During our time at Wichita State, my wife Elly and I were active in the Lorraine Avenue Mennonite Church, which was often stigmatized by other Kansas Mennonites who called it “the Lorraine Avenue Unitarian Church.” Some of us were pleased by this designation, thinking that it contained a bushel of truth.

Some years later, our Religion program began to disintegrate. The Kansas State Board of Regents took away our ability to grant majors, and we were forced to join the Women’s Studies program in an unlikely hybrid. During this time, I began writing comic novels. Not long after, I resigned my tenured position and dedicated myself to the life of writing.

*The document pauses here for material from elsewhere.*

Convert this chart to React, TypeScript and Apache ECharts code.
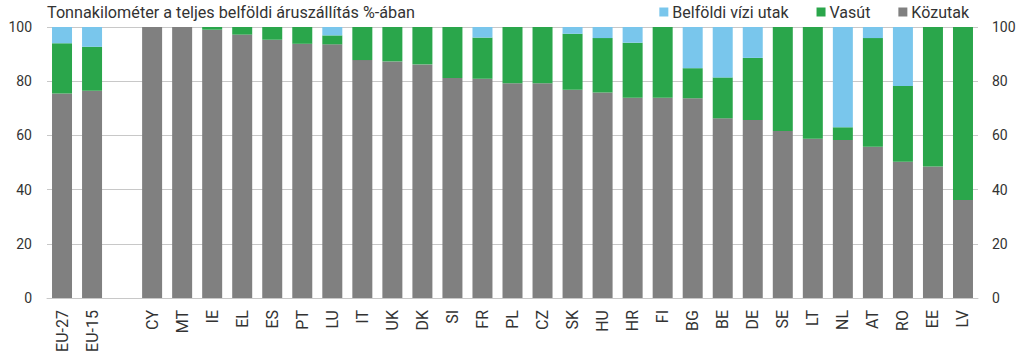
import React, { useEffect, useRef } from "react";
import * as echarts from "echarts";

const categories = ["EU-27", "EU-15", "", "CY", "MT", "IE", "EL", "ES", "PT", "LU", "IT", "UK", "DK", "SI", "FR", "PL", "CZ", "SK", "HU", "HR", "FI", "BG", "BE", "DE", "SE", "LT", "NL", "AT", "RO", "EE", "LV"];
const road = [75.5, 76.5, null, 100, 100, 99, 97.2, 95.3, 93.8, 93.6, 87.8, 87.3, 86.2, 81.2, 80.9, 79.2, 79.2, 76.8, 75.8, 73.9, 73.9, 73.7, 66.3, 65.7, 61.6, 58.8, 58.3, 55.8, 50.3, 48.5, 36.2];
const rail = [18.5, 16.2, null, 0, 0, 1, 2.8, 4.7, 6.2, 3.3, 12.2, 12.7, 13.8, 18.8, 15.2, 20.8, 20.8, 20.7, 20.1, 20.3, 26.1, 11.1, 15.1, 22.9, 38.4, 41.2, 4.7, 40.1, 27.9, 51.5, 63.8];
const water = [6, 7.3, null, 0, 0, 0, 0, 0, 0, 3.1, 0, 0, 0, 0, 3.9, 0, 0, 2.5, 4.1, 5.8, 0, 15.2, 18.6, 11.4, 0, 0, 37, 4.1, 21.8, 0, 0];
const yTicks = { min: 0, max: 100, interval: 20 };

const FONT = "Roboto, 'Open Sans', sans-serif";
const TEXT = "#333333";

export default function App() {
  const ref = useRef<HTMLDivElement>(null);
  useEffect(() => {
    const chart = echarts.init(ref.current!, null, { renderer: "svg" });
    const yAxisBase = {
      type: "value" as const,
      min: yTicks.min,
      max: yTicks.max,
      interval: yTicks.interval,
      axisLine: { show: false },
      axisTick: { show: false },
      splitLine: { show: true, lineStyle: { color: "#c8c8c8", width: 1 } },
    };
    chart.setOption({
      animation: false,
      textStyle: { fontFamily: FONT },
      title: {
        text: "Tonnakilométer a teljes belföldi áruszállítás %-ában",
        left: 42,
        top: -1,
        textStyle: { fontFamily: FONT, fontSize: 16.2, fontWeight: "normal", color: TEXT },
      },
      legend: {
        right: 50,
        top: -1,
        itemWidth: 9,
        itemHeight: 9,
        itemGap: 28,
        icon: "rect",
        textStyle: { fontFamily: FONT, fontSize: 16, color: TEXT, padding: [0, 0, 0, -1] },
        data: ["Belföldi vízi utak", "Vasút", "Közutak"],
      },
      grid: { left: 47, right: 46, top: 27, bottom: 65, containLabel: false },
      xAxis: {
        type: "category",
        data: categories,
        axisLine: { show: true, lineStyle: { color: "#c8c8c8" } },
        axisTick: { show: false },
        axisLabel: { rotate: 90, interval: 0, fontSize: 16, color: TEXT, fontFamily: FONT, margin: 12 },
      },
      yAxis: [
        { ...yAxisBase, position: "left", axisLabel: { fontSize: 14, color: TEXT, fontFamily: FONT, margin: 15 } },
        { ...yAxisBase, position: "right", splitLine: { show: false }, axisLabel: { fontSize: 14, color: TEXT, fontFamily: FONT, margin: 14 } },
      ],
      series: [
        { name: "Közutak", type: "bar", stack: "t", data: road, barWidth: 20, itemStyle: { color: "#808080" } },
        { name: "Vasút", type: "bar", stack: "t", data: rail, barWidth: 20, itemStyle: { color: "#2aa64b" } },
        { name: "Belföldi vízi utak", type: "bar", stack: "t", data: water, barWidth: 20, itemStyle: { color: "#79c6ec" } },
      ],
    });
    return () => chart.dispose();
  }, []);
  return <div ref={ref} style={{ width: 1024, height: 363, position: "absolute", left: 0, top: 0 }} />;
}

Subsequently I have finished five novels, all of which are concerned, in one way or another, with religion.

But I have never forgotten my earlier interest in the theory of religion. This blog marks a return to that subject.

As for my current stance on religion, I consider myself a nonbeliever, though I'm not of the strident stripe. I judge religious people and institutions by how much they contribute to, or detract from, the common weal.

For those who might wonder, these are my credentials:
Education: B.A., Bethel College; A.M., Ph.D., The University of Chicago; Postdoctoral NEH Fellowship, University of California-Berkeley.
Teaching: Wichita State University, Bethel College, Pomona College.